The Camino de Santiago, Europe’s most popular pilgrimage route, attracts 250,000 pilgrims annually, up from just a few thousand during the 1970s.

A resurgence is also being witnessed across Scotland with six major pilgrimage routes under development, while holy places have seen a 14 per cent rise in visitor numbers since 2013.

Now after centuries of hostility towards pilgrimages, Kirk leaders are set to embrace the religious excursion as part of moves boost the cause of Christianity.

This year the General Assembly of the Church of Scotland will be asked to vote on the practice and affirm its place.

During the Middle Ages when pilgrimage was practised across Europe, Scotland’s holy places such as St Andrews and Iona became significant sites of worship.

However, during the Reformation, devotees rebelled against abuses such as selling relics of sacred objects like pieces of saints clothing, locks of hair or bones.

Reformers discouraged pilgrimages, viewing them as superstitious, and they fell out of favour across Europe for a time. However, they never quite fell away.

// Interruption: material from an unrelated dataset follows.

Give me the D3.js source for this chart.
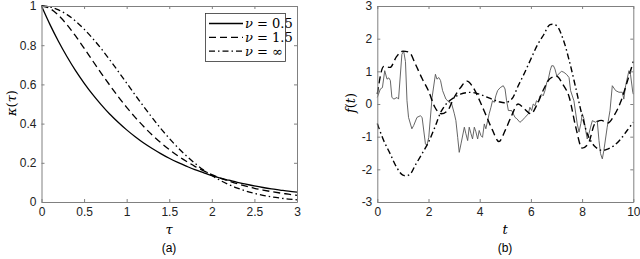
<!DOCTYPE html>
<html><head><meta charset="utf-8">
<script src="https://cdn.jsdelivr.net/npm/d3@7"></script>
<style>body{margin:0;background:#fff} svg{display:block}</style>
</head><body><svg id="c" width="640" height="259"></svg>
<script>
// ---- Panel (a) data ----
const tau = [0,0.1,0.2,0.3,0.4,0.5,0.6,0.7,0.8,0.9,1.0,1.1,1.2,1.3,1.4,1.5,1.6,1.7,1.8,1.9,2.0,2.1,2.2,2.3,2.4,2.5,2.6,2.7,2.8,2.9,3.0];
const kappaNu05 = [1,0.905,0.819,0.741,0.670,0.607,0.549,0.497,0.449,0.407,0.368,0.333,0.301,0.273,0.247,0.223,0.202,0.183,0.165,0.150,0.135,0.122,0.111,0.100,0.091,0.082,0.074,0.067,0.061,0.055,0.050];
const kappaNu15 = [1,0.987,0.952,0.904,0.847,0.785,0.721,0.658,0.597,0.538,0.483,0.432,0.385,0.342,0.303,0.268,0.236,0.208,0.182,0.160,0.140,0.122,0.107,0.093,0.081,0.070,0.061,0.053,0.046,0.040,0.034];
const kappaNuInf = [1,0.995,0.980,0.956,0.923,0.882,0.835,0.783,0.726,0.667,0.607,0.546,0.487,0.430,0.375,0.325,0.278,0.236,0.198,0.164,0.135,0.110,0.089,0.071,0.056,0.044,0.034,0.026,0.020,0.015,0.011];
const tauTicks = [0,0.5,1,1.5,2,2.5,3];
const kappaTicks = [0,0.2,0.4,0.6,0.8,1];
const legendLabels = ["0.5","1.5","\u221E"];

// ---- Panel (b) data ----
const tGrid = [0,0.25,0.5,0.75,1,1.25,1.5,1.75,2,2.25,2.5,2.75,3,3.25,3.5,3.75,4,4.25,4.5,4.75,5,5.25,5.5,5.75,6,6.25,6.5,6.75,7,7.25,7.5,7.75,8,8.25,8.5,8.75,9,9.25,9.5,9.75,10];
const fNuInf = [-0.6,-1.12,-1.52,-1.93,-2.18,-2.17,-1.85,-1.52,-1.17,-0.71,-0.22,0.05,0.2,0.3,0.35,0.35,0.3,0.22,0.14,0.07,0.04,0.15,0.55,0.95,1.38,1.8,2.12,2.43,2.4,2.0,1.32,0.5,-0.35,-1.0,-1.3,-1.42,-1.38,-1.27,-1.08,-0.82,-0.56];
const fNu15 = [0.3,1.15,1.12,1.45,1.62,1.58,1.2,0.78,0.4,-0.1,-0.3,-0.2,0.2,0.5,0.7,0.5,0.1,-0.35,-0.8,-1.15,-0.8,-0.35,0.0,-0.15,-0.3,0.0,0.45,0.78,0.85,0.6,0.2,-0.7,-1.35,-1.2,-0.6,-0.5,-0.58,-0.35,0.05,0.65,1.3];
const tRough = [0,0.12,0.2,0.29,0.38,0.45,0.51,0.57,0.65,0.77,0.83,0.96,1.03,1.1,1.16,1.22,1.35,1.42,1.55,1.68,1.75,1.88,1.94,2.01,2.14,2.27,2.33,2.4,2.47,2.55,2.68,2.81,2.9,3.01,3.07,3.14,3.2,3.27,3.4,3.46,3.53,3.59,3.66,3.72,3.79,3.85,3.92,3.98,4.05,4.11,4.18,4.24,4.31,4.37,4.44,4.5,4.57,4.63,4.7,4.8,4.92,4.99,5.05,5.12,5.25,5.38,5.45,5.57,5.64,5.77,5.9,5.96,6.03,6.09,6.16,6.22,6.29,6.35,6.42,6.48,6.55,6.62,6.68,6.75,6.81,6.88,6.94,7.01,7.14,7.2,7.29,7.4,7.49,7.55,7.68,7.81,7.88,7.95,8.01,8.07,8.14,8.2,8.27,8.33,8.4,8.53,8.59,8.66,8.72,8.79,8.85,8.98,9.09,9.18,9.31,9.44,9.57,9.63,9.7,9.83,9.89,9.98,10];
const fNu05 = [0.2,0.46,0.5,1.02,0.76,0.8,0.72,0.2,0.15,0.2,0.15,1.52,1.62,1.3,0.1,-0.41,-0.76,-0.66,-0.41,-0.36,-0.41,-1.22,-1.27,-1.02,0.2,0.91,0.76,0.81,0.72,0.41,0.15,0.05,0.02,-0.3,-0.51,-1.02,-1.48,-1.22,-0.71,-0.91,-1.12,-0.71,-0.91,-1.07,-0.71,-0.85,-1.07,-0.81,-0.97,-1.02,-0.61,-0.76,-0.51,-0.3,-0.1,0.1,0.05,0.25,0.41,0.5,0.56,0.46,0.1,-0.2,-0.2,-0.41,-0.45,-0.56,-0.52,-0.41,-0.3,-0.1,-0.2,0.0,-0.05,0.1,0.05,0.25,0.3,0.25,0.41,0.66,0.76,1.02,1.17,1.17,1.07,0.86,0.96,1.0,0.97,0.9,0.81,0.41,0.1,-0.61,-0.86,-0.6,-0.3,-0.45,-0.81,-1.07,-0.9,-0.71,-0.51,-0.56,-0.51,-1.12,-1.52,-1.68,-1.42,-0.71,-0.2,0.56,0.41,0.36,0.36,0.15,0.56,1.02,0.91,0.36,0.3];
const tTicks = [0,2,4,6,8,10];
const fTicks = [-3,-2,-1,0,1,2,3];

const svg = d3.select("#c");
const boxColor = "#808080";
const tickFont = "Liberation Sans, Arial, sans-serif";
const mathFont = "DejaVu Serif, Liberation Serif, serif";
const DASH = "7,4";
const DASHDOT = "6,3,1.5,3";

function frame(x, y, xt, yt, xfmt, yfmt) {
  const [x0, x1] = x.range(), [y0, y1] = y.range();
  const g = svg.append("g");
  const ax = [
    [d3.axisBottom(x).tickValues(xt).tickFormat(xfmt), `translate(0,${y0})`],
    [d3.axisTop(x).tickValues(xt).tickFormat(""), `translate(0,${y1})`],
    [d3.axisLeft(y).tickValues(yt).tickFormat(yfmt), `translate(${x0},0)`],
    [d3.axisRight(y).tickValues(yt).tickFormat(""), `translate(${x1},0)`]
  ];
  ax.forEach(([a, tr]) => {
    const s = g.append("g").attr("transform", tr)
      .call(a.tickSizeInner(-3).tickSizeOuter(0).tickPadding(5));
    s.select(".domain").attr("stroke", boxColor);
    s.selectAll(".tick line").attr("stroke", boxColor);
    s.selectAll("text").attr("fill", "#222").style("font-family", tickFont).style("font-size", "12px");
  });
  return g;
}

// ---- Panel (a) ----
const xa = d3.scaleLinear().domain([0, 3]).range([41.5, 297]);
const ya = d3.scaleLinear().domain([0, 1]).range([202, 6]);
const lineA = ys => d3.line().x((d, i) => xa(tau[i])).y((d) => ya(d)).curve(d3.curveMonotoneX)(ys);
const seriesA = [[kappaNu05, null], [kappaNu15, DASH], [kappaNuInf, DASHDOT]];
seriesA.forEach(([ys, dash]) => {
  svg.append("path").attr("d", lineA(ys)).attr("fill", "none").attr("stroke", "#000")
    .attr("stroke-width", 1.3).attr("stroke-dasharray", dash);
});
frame(xa, ya, tauTicks, kappaTicks, d => String(d), d => String(d));

// legend
const lg = svg.append("g");
lg.append("rect").attr("x", 205.5).attr("y", 13.5).attr("width", 80).attr("height", 48)
  .attr("fill", "#fff").attr("stroke", "#333").attr("stroke-width", 0.8);
legendLabels.forEach((lab, i) => {
  const yy = 23.5 + i * 13.8;
  lg.append("line").attr("x1", 209).attr("x2", 243).attr("y1", yy).attr("y2", yy)
    .attr("stroke", "#000").attr("stroke-width", 1.3).attr("stroke-dasharray", seriesA[i][1]);
  const t = lg.append("text").attr("x", 245).attr("y", yy + 4.5)
    .style("font-family", mathFont).style("font-size", "13px").attr("fill", "#000");
  t.append("tspan").attr("font-style", "italic").text("\u03BD");
  t.append("tspan").text(" = " + lab);
});

// axis labels (a)
svg.append("text").attr("x", 169).attr("y", 234).attr("text-anchor", "middle")
  .style("font-family", mathFont).style("font-style", "italic").style("font-size", "13px").text("\u03C4");
{
  const t = svg.append("text").attr("transform", "translate(16,103) rotate(-90)").attr("text-anchor", "middle")
    .style("font-family", mathFont).style("font-size", "13px");
  t.append("tspan").attr("font-style", "italic").text("\u03BA");
  t.append("tspan").text("(");
  t.append("tspan").attr("font-style", "italic").text("\u03C4");
  t.append("tspan").text(")");
}
svg.append("text").attr("x", 169).attr("y", 252).attr("text-anchor", "middle")
  .style("font-family", tickFont).style("font-size", "12px").text("(a)");

// ---- Panel (b) ----
const xb = d3.scaleLinear().domain([0, 10]).range([377.3, 633.3]);
const yb = d3.scaleLinear().domain([-3, 3]).range([202, 6]);
const lineB = (ts, ys, curve) => d3.line().x((d, i) => xb(ts[i])).y(d => yb(d)).curve(curve)(ys);
svg.append("path").attr("d", lineB(tRough, fNu05, d3.curveLinear)).attr("fill", "none")
  .attr("stroke", "#555").attr("stroke-width", 0.9);
svg.append("path").attr("d", lineB(tGrid, fNu15, d3.curveMonotoneX)).attr("fill", "none")
  .attr("stroke", "#000").attr("stroke-width", 1.4).attr("stroke-dasharray", DASH);
svg.append("path").attr("d", lineB(tGrid, fNuInf, d3.curveCatmullRom)).attr("fill", "none")
  .attr("stroke", "#000").attr("stroke-width", 1.4).attr("stroke-dasharray", DASHDOT);
frame(xb, yb, tTicks, fTicks, d => String(d), d => (d < 0 ? "-" + Math.abs(d) : String(d)));

svg.append("text").attr("x", 505).attr("y", 234).attr("text-anchor", "middle")
  .style("font-family", mathFont).style("font-style", "italic").style("font-size", "13px").text("t");
{
  const t = svg.append("text").attr("transform", "translate(355,103) rotate(-90)").attr("text-anchor", "middle")
    .style("font-family", mathFont).style("font-size", "13px");
  t.append("tspan").attr("font-style", "italic").text("f");
  t.append("tspan").text("(");
  t.append("tspan").attr("font-style", "italic").text("t");
  t.append("tspan").text(")");
}
svg.append("text").attr("x", 505).attr("y", 252).attr("text-anchor", "middle")
  .style("font-family", tickFont).style("font-size", "12px").text("(b)");
</script></body></html>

John Bunyan’s Pilgrim’s Progress, for example, viewed pilgrimage as a metaphor for the challenges we face on our pathway through life.

Speaking about the vote to reverse centuries of opposition to the practice, Rev Dr Richard Frazer, convener of the Kirk’s Church and Society Council, said: “What those who frowned on pilgrimage missed is that the most important part of pilgrimage is not the destination but the journey. It is on the journey that we meet others and find Christ in the stranger. It’s unfortunate that in reforming some wrongful practices, we may have neglected a way to worship that is meaningful to so many.”

A report on pilgrimage is to be presented to the General Assembly this summer, from which a deliverance will be voted on “to affirm the place of pilgrimage within the life of the Church.”

Dr Frazer said: “Worship comes in many forms and pilgrimage is one of them. The habits of Sunday morning services, as noble and as good as they are, do not necessarily reach people who have a profound spiritual hunger, but have never developed those habits.

“People who walk the Camino may not be conventionally religious, but very few who reach Santiago de Compostella would deny the journey there was a spiritual experience. In a time when the Church is looking for new ways to touch the hearts of all people, pilgrimage is a very powerful tool.”

In the first centuries AD Jerusalem and other Biblical sites quickly became a destination for early Christians. Known as the People of the Way, those first Christians were instructed to journey so that they might spread the good news. Over centuries the missionary saints became legends.

Saints and their exploits became associated with special places: St Columba and Iona; St Ninian and Whithorn; St Cuthbert and Lindisfarne; St Magnus and Orkney; St Mungo and Glasgow; St Andrew and St Andrews.

Last month the National Lottery announced new funding of £399,000 to develop the Fife Pilgrims way, a 70-mile route that will travel from Culross and South Queensferry to St Andrews. And on Easter Sunday – the 900th anniversary of St Magnus’s death – a pilgrimage route in his honour will be launched in Orkney.

Rev David McNeish, minister for Birsay, Harray and Sandwick in Orkney, says the St Magnus Way came about after a small group of people from different churches came together to discuss a pilgrimage route on the island.

“After St Magnus’s martyrdom on the island of Egilsay his body was brought to Birsay on the mainland. Then 20 years later, when the seat of power moved to Kirkwall, his bones were taken there. So there was a journey Magnus himself took after his death, as well as evidence of people making pilgrimage to Orkney in the Middle Ages.”